Raúl Coronado: Latino Identity and Literature
University of Chicago professor Raúl Coronado studies the history of Latino literature and identity. Literature, in his research, is not constrained to the written word. He explains the four things that literature does:
1. It entertains. It is moving and fascinating.
2. It gives us a model of sociability: the way we should engage with others.
3. It gives us a model of interiority: the way we can think about ourselves.
4. It tries to capture the divine: the sense of being moved by aesthetics and insight.
Coronado describes two different racial models (Latino and Hispanic) we have in the United States and how the experience of racialization (and racism) varies. The history of race in the United States is contrasted to the history of race in Latin and Spanish America.
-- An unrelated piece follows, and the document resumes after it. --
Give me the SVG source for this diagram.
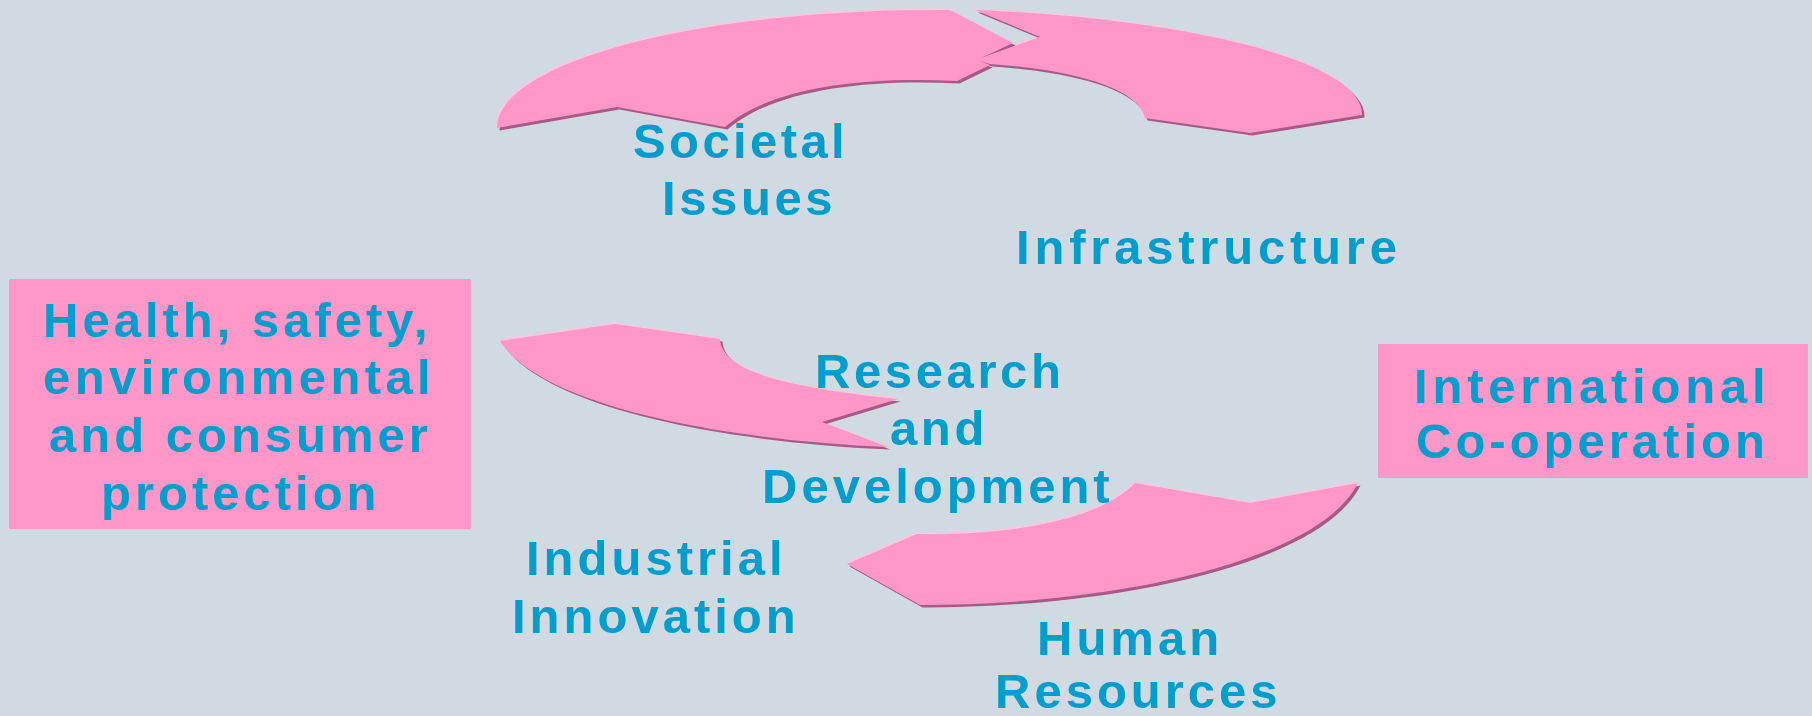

Raúl Coronado is an Assistant Professor in English Language & Literature at the University of Chicago. His teaching and research interests are in Latina/o literary and cultural history, from the colonial period to the 1940s, with an emphasis on rethinking the literature of the Americas in a transnational, hemispheric framework. His teaching focuses on the historical specificities of the U.S.-Mexico border, while simultaneously providing new insights into the literary and cultural legacies of modernity and colonialism in the Americas. In the next several years, his teaching will focus on the development of a U.S. Latina/o public sphere; how 19th and early 20th century Latinas/os engaged with and theorized the development of a modernity in the U.S. Southwest, New Orleans, and the east coast.